George Gmelch: Inside Pitch
March 28, 2013 by David
Filed under Non-Fiction, WritersCast
978-0803271289 – University of Nebraska Press Bison Books – paperback – $16 (no ebook edition available!)
Given my longstanding interest in baseball and an early background in anthropology, it’s kind of surprising to me that I missed knowing about the work of George Gmelch until very recently.
I ran across George’s books in some random searching having to do with baseball, and happily was able to get an introduction to him through my anthropologist brother. When he was young, George was a baseball player, and a pretty good one. Like so many others, he played for several years in the lower minor leagues, but never made it to the Major Leagues. It’s possible he quit too early, but it’s also likely that he made the right choice to quit baseball and go back to school (and got his Ph.D. at UC Santa Barbara) and then became an accomplished cultural anthropologist, studying tourism, sport cultures, and migration. He has worked among and written about Irish Travellers, English Gypsies, return migrants in Ireland and Newfoundland, commercial fishermen, Alaska natives, and Caribbean villagers and tourism workers, and has taught at several universities.

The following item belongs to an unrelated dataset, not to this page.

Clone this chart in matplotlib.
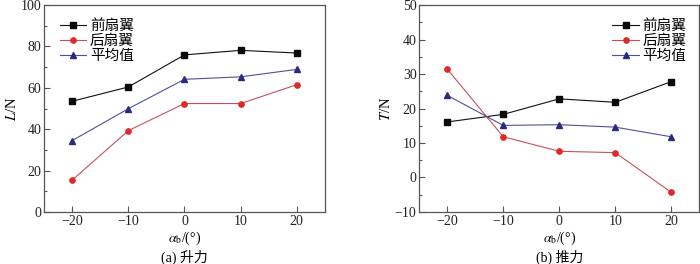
import numpy as np
import matplotlib
matplotlib.use('Agg')
import matplotlib.pyplot as plt
from matplotlib.ticker import MultipleLocator

plt.rcParams['font.family'] = ['Liberation Serif', 'Noto Sans CJK SC']
plt.rcParams['mathtext.fontset'] = 'stix'
plt.rcParams['axes.unicode_minus'] = True

# data
alpha_b = [-20, -10, 0, 10, 20]
series_names = ['前扇翼', '后扇翼', '平均值']

lift_front = [53.5, 60.4, 75.9, 78.1, 76.8]
lift_rear = [15.4, 39.3, 52.4, 52.4, 61.5]
lift_mean = [34.5, 49.9, 64.1, 65.3, 68.9]

thrust_front = [16.1, 18.3, 22.8, 21.8, 27.8]
thrust_rear = [31.4, 11.8, 7.6, 7.2, -4.3]
thrust_mean = [23.8, 15.1, 15.3, 14.6, 11.8]

line_colors = ['#111111', '#c8505e', '#505098']
marker_colors = ['#0a0a0a', '#e02828', '#2a2a82']
markers = ['s', 'o', '^']

fig = plt.figure(figsize=(7.0, 2.64), dpi=100)
ax1 = fig.add_axes([0.063, 0.197, 0.401, 0.784])
ax2 = fig.add_axes([0.599, 0.197, 0.400, 0.784])


def draw(ax, data, ylim, ymajor, ylabel, caption, legend_loc, legend_anchor):
    for vals, name, lc, mc, mk in zip(data, series_names, line_colors, marker_colors, markers):
        ax.plot(alpha_b, vals, color=lc, linewidth=0.8, marker=mk, markersize=3.8,
                markerfacecolor=mc, markeredgecolor=mc, label=name)
    ax.set_xlim(-25, 25)
    ax.set_ylim(*ylim)
    ax.set_xticks(alpha_b)
    ax.yaxis.set_major_locator(MultipleLocator(ymajor))
    ax.yaxis.set_minor_locator(MultipleLocator(ymajor / 2))
    ax.tick_params(direction='in', labelsize=10, length=4, width=0.8, colors='#555555',
                   labelcolor='#222222', pad=2)
    ax.tick_params(which='minor', direction='in', length=2.5, width=0.8, colors='#555555')
    for s in ax.spines.values():
        s.set_color('#555555')
        s.set_linewidth(0.9)
    ax.set_ylabel(ylabel, fontsize=10.5, labelpad=1)
    ax.set_xlabel(r'$\alpha_{\mathrm{b}}$/(°)' + '\n' + caption, fontsize=10, labelpad=1,
                  linespacing=1.25)
    ax.legend(loc=legend_loc, bbox_to_anchor=legend_anchor, frameon=False, fontsize=10.5,
              handlelength=1.8, handletextpad=0.25, labelspacing=0.12)


draw(ax1, [lift_front, lift_rear, lift_mean], (0, 100), 20, r'$L$/N', '(a) 升力',
     'upper left', (0.01, 0.995))
draw(ax2, [thrust_front, thrust_rear, thrust_mean], (-10, 50), 10, r'$T$/N', '(b) 推力',
     'upper right', (1.0, 0.995))

fig.savefig('out.png', dpi=100)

Given his training as an anthropologist and his unusual background as a minor league baseball player, it made sense that he could study baseball players, perhaps in ways that non-players could never manage. So some 30 years after his playing days ended, George arranged with friends still in the game to spend time with major and minor league players as an observer. Over the course of five years, he interviewed more than 100 players, coaches and managers, and got to experience and document the inner workings and social milieu of modern day baseball as it is lived by its participants.
Inside Pitch: Life in Professional Baseball is nothing like a typical anthropological ethnography. There’s a great deal of George’s personal story throughout, and it’s neither dry nor academic. But the observational techniques and abilities of the trained anthropologist are brought to bear, as George ruminates on the differences between modern players and those of his own era.
It’s unusual for us to get an insider’s view of the game that gets past the public relations walls that the institution and all its participants have build around it to protect the image of the game. Minor league players, though rarely interested in George’s own experience as a player, were always willing to tell him about their experiences, and even normally wary major leaguers were willing to talk to him once he explained that he was a former player doing anthropology, not a reporter looking for an angle.
So if you love baseball, Inside Pitch is a terrific read, and will enrich your understanding of what it is really like to play professional baseball. I was especially taken with the writing about and the interviews with players that illustrated the psychological struggles that players go through. I recently read the excellent RA Dickey memoir, Wherever I Wind Up: My Quest for Truth, Authenticity, and the Perfect Knuckleball, which is a terrific complement to Inside Pitch, as so much of Dickey’s story is about how he managed to conquer his personal demons and harness his inner being to finally become a successful pitcher after years of struggle. Gmelch both give us many quotes of players talking about their mental struggles and writes about these issues perceptively.
Baseball is generally considered a cerebral game because of its complexity and pace. That, and the fact that there are so many games in a very long season, create a very challenging emotional and psychological environment for players. We rarely, if ever, get to see close up what that can mean for them. And because the vast majority of players who play in the minor leagues never make it to the majors or only get there for a brief time, reading about their struggles can change the way you think about the players who do get to the majors and stay there for any length of time. They really do have to be special, lucky and to have developed a solid psyche in order to be able to survive and thrive in such a difficult and fraught environment.
George Gmelch has written eleven books and now teaches at the University of San Francisco, where he co-directs the anthropology program. I’ve now got an earlier book of his, In the Ballpark: The Working Lives of Baseball People on my reading list as well. Talking to him about his experiences as a player, anthropologist and writer was a terrific pleasure for me. Alert to listeners: we had such a good conversation that I lost track of time, and this is a longer than average podcast at 54 minutes.